Even more surprising has to be the involvement and comments of Duquesne Light’s CEO. In an April 2009 newspaper article noting the slow progress on the City-County merger, the CEO of that company stated that solving the City’s pension problem was “the critical step in this process”.  At Monday’s news conference he said “this is a problem that the state has to deal with.”

 

Excuse us for informing the CEO, but the state spent a tremendous amount of legislative time this past summer and autumn crafting a plan that would have created a step toward municipal pension reform for the City and other municipalities in the state.  That legislation was largely gutted when the City asked to be removed from the legislation in order to go it alone and pursue the lease/sale of its parking garages.  The Mayor asked for “a chance to solve this locally”.  Opening up the bill to get Pittsburgh out allowed for a slew of amendments that scuttled the reform package.  Now the coalition expects to send a delegation to the Capitol to ask for help for the pension problem the Mayor just asked to solve without state intervention.  Don’t be surprised when they get a cold shoulder.

 

If the coalition tries to make a case that a larger populace-the region or even the Commonwealth-must help by paying higher taxes, that too is likely to get a chilly reception.

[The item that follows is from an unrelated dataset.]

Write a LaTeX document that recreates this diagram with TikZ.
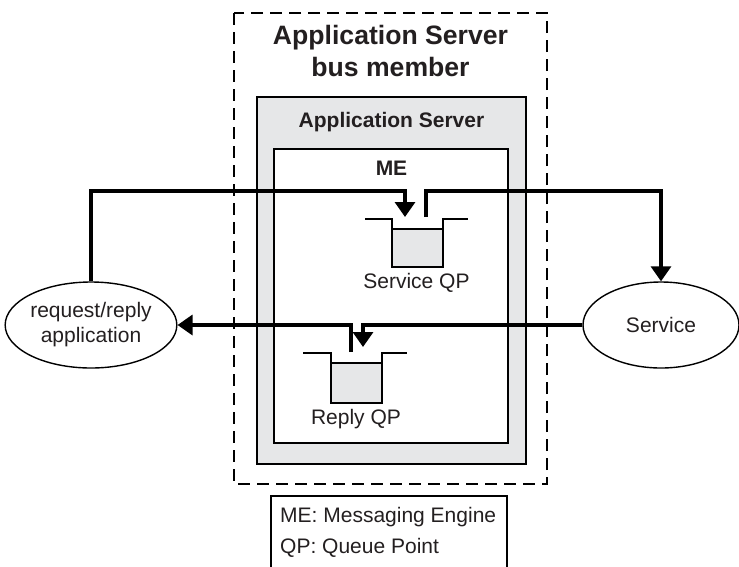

The universities should not, and in good conscience cannot, move from celebrating their hard work against the tuition tax to helping the City lobby Harrisburg for some other tax, most likely to be one imposed on people who cannot vote for the City’s elected officials. 

 

What has to be done is a strict control on the growth of the City’s spending in coming years (a cut of 5% per operating department would immediately save $10.5 million) and reforms to pensions and benefits that involve moving immediately to a 401k type system for all new employees.  Even stronger, hiring freezes need to be implemented to slow the accumulation of future liabilities. Finally, the City needs to see if it can save money by contracting with the County or the private sector to provide services. 

 

If the City is unwilling to do any of these things,  which is where the evidence points, then the only constituency that should be targeted for higher taxes is the City’s own residents who continue to elect the City’s leaders.  They have, either explicitly or implicitly, given blessing to the level of services and the pay and benefits for public sector employees and should have to pay the bill.

 

It is important to bear in mind that over the past two decades Harrisburg has provided several new revenue sources to Pittsburgh. The RAD tax, the Business Improvement District tax, casino gaming dollars, a shift of the school district wage tax to the City, the payroll preparation tax, the $52 per worker services tax-not to mention the hundreds of millions in state funds to help build sports stadiums and a new convention center. All of these structures are tax exempt facilities with a combined value well in excess of a billion dollars.  At the City’s current millage rate, those facilities if taxable would produce over $10 million in revenue. The irony could not be more complete: going after college students so sports teams can get heavily subsidized rent.  

 

The coalition, no matter how well meaning, is engaged in another round of enabling the City in its addiction to spending and poor financial management.  The problem is a lack of political will to take on powerful special interests. Why would the City change when it can count on the kindness of well-meaning, but sadly misguided, friends to bail them out one more time?